» Given instruction:
Skip the pictures. Reproduce all other material exactly.

» Given data:

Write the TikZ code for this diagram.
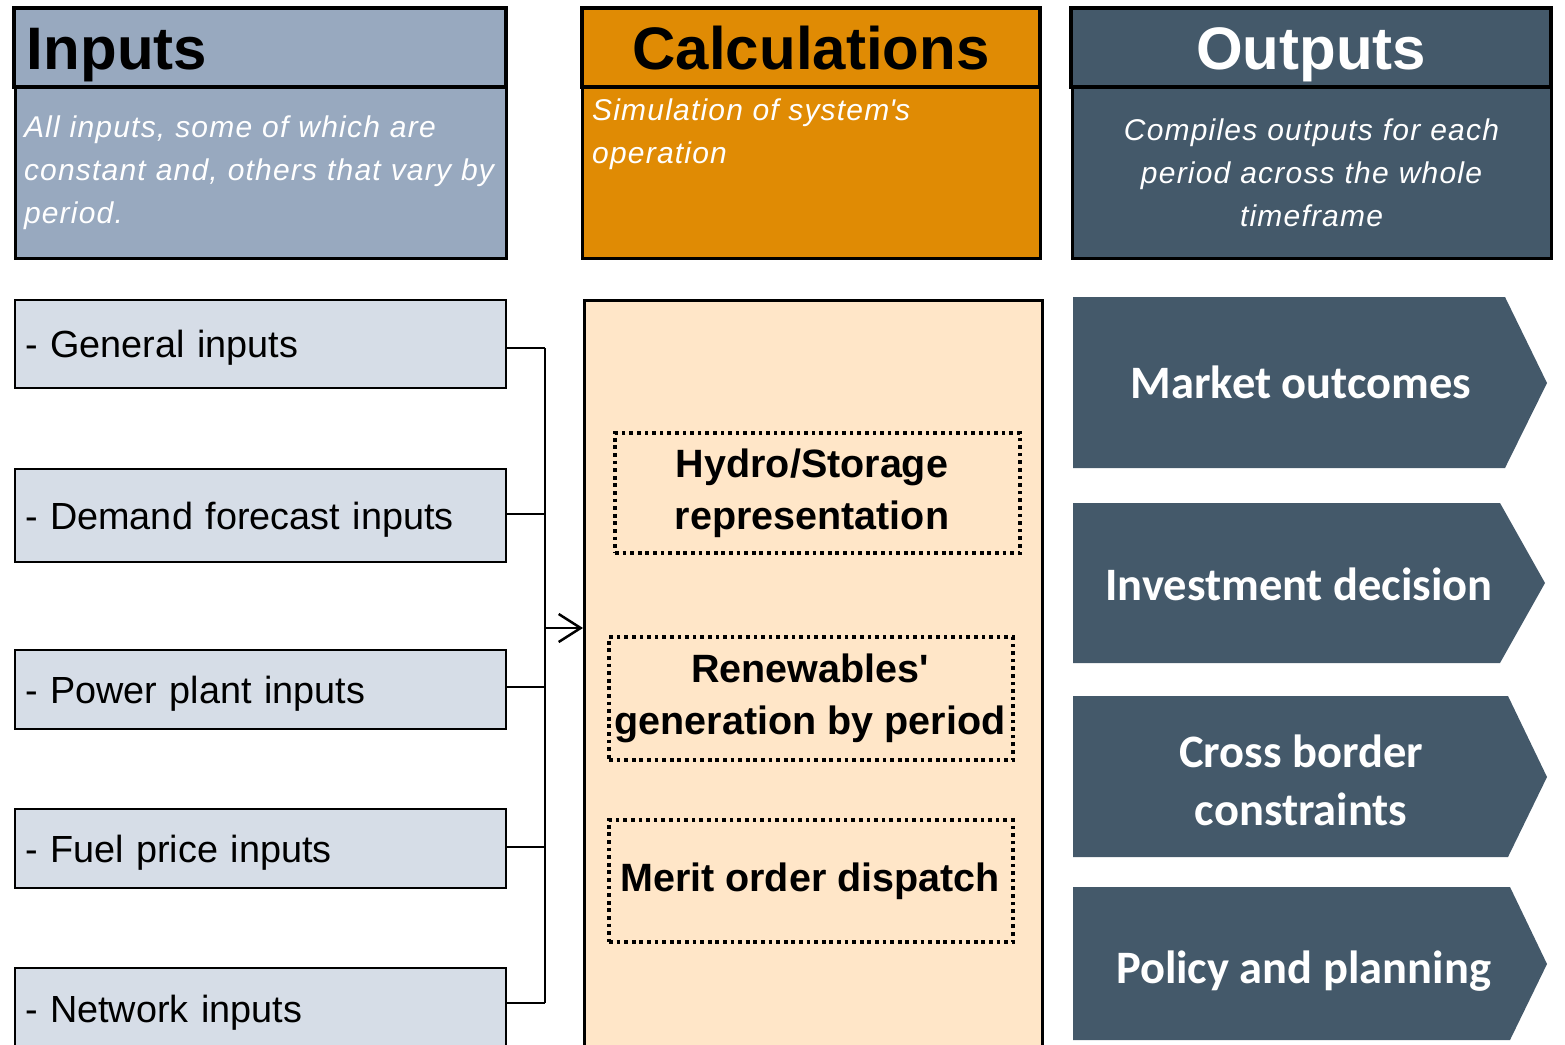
\documentclass[tikz,border=0pt]{standalone}
\usepackage{fontspec}
\setmainfont{Liberation Sans}
\newfontfamily\calfont{Carlito}
\usetikzlibrary{arrows.meta}
\definecolor{inhdr}{HTML}{98A9BF}
\definecolor{inboxc}{HTML}{D6DDE7}
\definecolor{calhdr}{HTML}{E08B04}
\definecolor{calbody}{HTML}{FFE6C8}
\definecolor{outc}{HTML}{44596A}
\begin{document}
\begin{tikzpicture}[x=1pt,y=-1pt,
  hdr/.style={draw=black, line width=4pt, minimum height=79pt, inner xsep=13pt, text width=#1, text height=43pt, text depth=0pt, font=\fontsize{60}{72}\selectfont\bfseries},
  bodybox/.style={draw=black, line width=3pt, minimum height=171pt},
  bodytext/.style={text=white, font=\fontsize{30}{43}\selectfont\itshape\addfontfeatures{LetterSpace=4}},
  inbox/.style={draw=black, line width=2.5pt, fill=inboxc, minimum width=491pt, inner xsep=10pt, text width=471pt, align=left, text height=27pt, text depth=0pt, font=\fontsize{37.8}{44}\selectfont},
  dotbox/.style={draw=black, line width=4.6pt, dash pattern=on 3.7pt off 3.9pt, inner sep=0pt},
  dottext/.style={font=\fontsize{39.5}{52}\selectfont\bfseries, align=center, inner sep=0pt},
  chev/.style={fill=outc},
  chevtext/.style={text=white, font=\calfont\fontsize{46.5}{58}\selectfont\bfseries, align=center},
  link/.style={draw=black, line width=2pt}
]
\useasboundingbox (0,0) rectangle (1565,1044);
\clip (0,0) rectangle (1565,1044);

% headers
\node[hdr=466pt, fill=inhdr, minimum width=492pt, align=left] (inh) at (260,47.5) {Inputs};
\node[hdr=432pt, fill=calhdr, minimum width=458pt, align=center] (calh) at (811,47.5) {Calculations};
\node[hdr=454pt, fill=outc, minimum width=480pt, align=center, text=white] (outh) at (1311,47.5) {Outputs};

% header bodies
\node[bodybox, fill=inhdr, minimum width=491pt, text width=473pt, inner xsep=9pt, align=left, bodytext] (inb) at (260.5,173)
  {All inputs, some of which are\\constant and, others that vary by\\period.};
\node[bodybox, fill=calhdr, minimum width=458pt] (calbh) at (811,173) {};
\node[bodytext, anchor=north west, inner sep=0pt, align=left] (calt) at (592,98.5)
  {Simulation of system\textquotesingle s\\operation};
\node[bodybox, fill=outc, minimum width=479pt, text width=461pt, inner xsep=9pt, align=center, bodytext] (outb) at (1311.5,173)
  {Compiles outputs for each\\period across the whole\\timeframe};

% input boxes
\node[inbox, minimum height=88pt] (gen) at (260.5,344) {- General inputs};
\node[inbox, minimum height=93pt] (dem) at (260.5,515.5) {- Demand forecast inputs};
\node[inbox, minimum height=79pt] (pow) at (260.5,689.5) {- Power plant inputs};
\node[inbox, minimum height=79pt] (fuel) at (260.5,848.5) {- Fuel price inputs};
\node[inbox, minimum height=81pt] (net) at (260.5,1008.5) {- Network inputs};

% calculation body
\node[draw=black, line width=2.5pt, fill=calbody, minimum width=458pt, minimum height=760pt, anchor=north west, inner sep=0pt] (calb) at (583,299) {};
\node[dotbox, minimum width=405pt, minimum height=120pt] (hyd) at (817.5,493) {};
\node[dottext] (hydt) at (812,493) {Hydro/Storage\\representation};
\node[dotbox, minimum width=404pt, minimum height=123pt] (ren) at (811,698.5) {};
\node[dottext] (rent) at (810,698.5) {Renewables\textquotesingle\\generation by period};
\node[dotbox, minimum width=404pt, minimum height=122pt] (mer) at (811,881) {};
\node[dottext] (mert) at (810,881) {Merit order dispatch};

% connectors
\coordinate (busx) at (544.5,0);
\coordinate (g1) at ([yshift=-4pt]gen.east);
\coordinate (d1) at ([yshift=1.5pt]dem.east);
\coordinate (p1) at ([yshift=2.5pt]pow.east);
\coordinate (f1) at ([yshift=1.5pt]fuel.east);
\coordinate (n1) at ([yshift=5.5pt]net.east);
\coordinate (bus) at (544.5,628);
\draw[link] (g1) -- (g1 -| busx);
\draw[link] (d1) -- (d1 -| busx);
\draw[link] (p1) -- (p1 -| busx);
\draw[link] (f1) -- (f1 -| busx);
\draw[link] (n1) -- (n1 -| busx);
\draw[link] (g1 -| busx) -- (n1 -| busx);
\draw[link, -{Straight Barb[length=22pt,width=28pt,line width=2.5pt]}] (bus) -- (bus -| calb.west);

% output chevrons
\fill[chev] (1073,297) -- (1505,297) -- (1547,383) -- (1505,468) -- (1073,468) -- cycle;
\fill[chev] (1073,503) -- (1500,503) -- (1545,583) -- (1500,663) -- (1073,663) -- cycle;
\fill[chev] (1073,696) -- (1508,696) -- (1547,777) -- (1508,857) -- (1073,857) -- cycle;
\fill[chev] (1073,887) -- (1510,887) -- (1547,964) -- (1510,1040) -- (1073,1040) -- cycle;
\node[chevtext, anchor=base] (mkt) at (1301,398) {Market outcomes};
\node[chevtext, anchor=base] (inv) at (1299,600) {Investment decision};
\node[chevtext] (cross) at (1301,780.5) {Cross border\\constraints};
\node[chevtext, anchor=base] (pol) at (1303.5,983) {Policy and planning};
\end{tikzpicture}
\end{document}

» Answer:
Write the TikZ code for this diagram.
\documentclass[tikz,border=0pt]{standalone}
\usepackage{fontspec}
\setmainfont{Liberation Sans}
\newfontfamily\calfont{Carlito}
\usetikzlibrary{arrows.meta}
\definecolor{inhdr}{HTML}{98A9BF}
\definecolor{inboxc}{HTML}{D6DDE7}
\definecolor{calhdr}{HTML}{E08B04}
\definecolor{calbody}{HTML}{FFE6C8}
\definecolor{outc}{HTML}{44596A}
\begin{document}
\begin{tikzpicture}[x=1pt,y=-1pt,
  hdr/.style={draw=black, line width=4pt, minimum height=79pt, inner xsep=13pt, text width=#1, text height=43pt, text depth=0pt, font=\fontsize{60}{72}\selectfont\bfseries},
  bodybox/.style={draw=black, line width=3pt, minimum height=171pt},
  bodytext/.style={text=white, font=\fontsize{30}{43}\selectfont\itshape\addfontfeatures{LetterSpace=4}},
  inbox/.style={draw=black, line width=2.5pt, fill=inboxc, minimum width=491pt, inner xsep=10pt, text width=471pt, align=left, text height=27pt, text depth=0pt, font=\fontsize{37.8}{44}\selectfont},
  dotbox/.style={draw=black, line width=4.6pt, dash pattern=on 3.7pt off 3.9pt, inner sep=0pt},
  dottext/.style={font=\fontsize{39.5}{52}\selectfont\bfseries, align=center, inner sep=0pt},
  chev/.style={fill=outc},
  chevtext/.style={text=white, font=\calfont\fontsize{46.5}{58}\selectfont\bfseries, align=center},
  link/.style={draw=black, line width=2pt}
]
\useasboundingbox (0,0) rectangle (1565,1044);
\clip (0,0) rectangle (1565,1044);

% headers
\node[hdr=466pt, fill=inhdr, minimum width=492pt, align=left] (inh) at (260,47.5) {Inputs};
\node[hdr=432pt, fill=calhdr, minimum width=458pt, align=center] (calh) at (811,47.5) {Calculations};
\node[hdr=454pt, fill=outc, minimum width=480pt, align=center, text=white] (outh) at (1311,47.5) {Outputs};

% header bodies
\node[bodybox, fill=inhdr, minimum width=491pt, text width=473pt, inner xsep=9pt, align=left, bodytext] (inb) at (260.5,173)
  {All inputs, some of which are\\constant and, others that vary by\\period.};
\node[bodybox, fill=calhdr, minimum width=458pt] (calbh) at (811,173) {};
\node[bodytext, anchor=north west, inner sep=0pt, align=left] (calt) at (592,98.5)
  {Simulation of system\textquotesingle s\\operation};
\node[bodybox, fill=outc, minimum width=479pt, text width=461pt, inner xsep=9pt, align=center, bodytext] (outb) at (1311.5,173)
  {Compiles outputs for each\\period across the whole\\timeframe};

% input boxes
\node[inbox, minimum height=88pt] (gen) at (260.5,344) {- General inputs};
\node[inbox, minimum height=93pt] (dem) at (260.5,515.5) {- Demand forecast inputs};
\node[inbox, minimum height=79pt] (pow) at (260.5,689.5) {- Power plant inputs};
\node[inbox, minimum height=79pt] (fuel) at (260.5,848.5) {- Fuel price inputs};
\node[inbox, minimum height=81pt] (net) at (260.5,1008.5) {- Network inputs};

% calculation body
\node[draw=black, line width=2.5pt, fill=calbody, minimum width=458pt, minimum height=760pt, anchor=north west, inner sep=0pt] (calb) at (583,299) {};
\node[dotbox, minimum width=405pt, minimum height=120pt] (hyd) at (817.5,493) {};
\node[dottext] (hydt) at (812,493) {Hydro/Storage\\representation};
\node[dotbox, minimum width=404pt, minimum height=123pt] (ren) at (811,698.5) {};
\node[dottext] (rent) at (810,698.5) {Renewables\textquotesingle\\generation by period};
\node[dotbox, minimum width=404pt, minimum height=122pt] (mer) at (811,881) {};
\node[dottext] (mert) at (810,881) {Merit order dispatch};

% connectors
\coordinate (busx) at (544.5,0);
\coordinate (g1) at ([yshift=-4pt]gen.east);
\coordinate (d1) at ([yshift=1.5pt]dem.east);
\coordinate (p1) at ([yshift=2.5pt]pow.east);
\coordinate (f1) at ([yshift=1.5pt]fuel.east);
\coordinate (n1) at ([yshift=5.5pt]net.east);
\coordinate (bus) at (544.5,628);
\draw[link] (g1) -- (g1 -| busx);
\draw[link] (d1) -- (d1 -| busx);
\draw[link] (p1) -- (p1 -| busx);
\draw[link] (f1) -- (f1 -| busx);
\draw[link] (n1) -- (n1 -| busx);
\draw[link] (g1 -| busx) -- (n1 -| busx);
\draw[link, -{Straight Barb[length=22pt,width=28pt,line width=2.5pt]}] (bus) -- (bus -| calb.west);

% output chevrons
\fill[chev] (1073,297) -- (1505,297) -- (1547,383) -- (1505,468) -- (1073,468) -- cycle;
\fill[chev] (1073,503) -- (1500,503) -- (1545,583) -- (1500,663) -- (1073,663) -- cycle;
\fill[chev] (1073,696) -- (1508,696) -- (1547,777) -- (1508,857) -- (1073,857) -- cycle;
\fill[chev] (1073,887) -- (1510,887) -- (1547,964) -- (1510,1040) -- (1073,1040) -- cycle;
\node[chevtext, anchor=base] (mkt) at (1301,398) {Market outcomes};
\node[chevtext, anchor=base] (inv) at (1299,600) {Investment decision};
\node[chevtext] (cross) at (1301,780.5) {Cross border\\constraints};
\node[chevtext, anchor=base] (pol) at (1303.5,983) {Policy and planning};
\end{tikzpicture}
\end{document}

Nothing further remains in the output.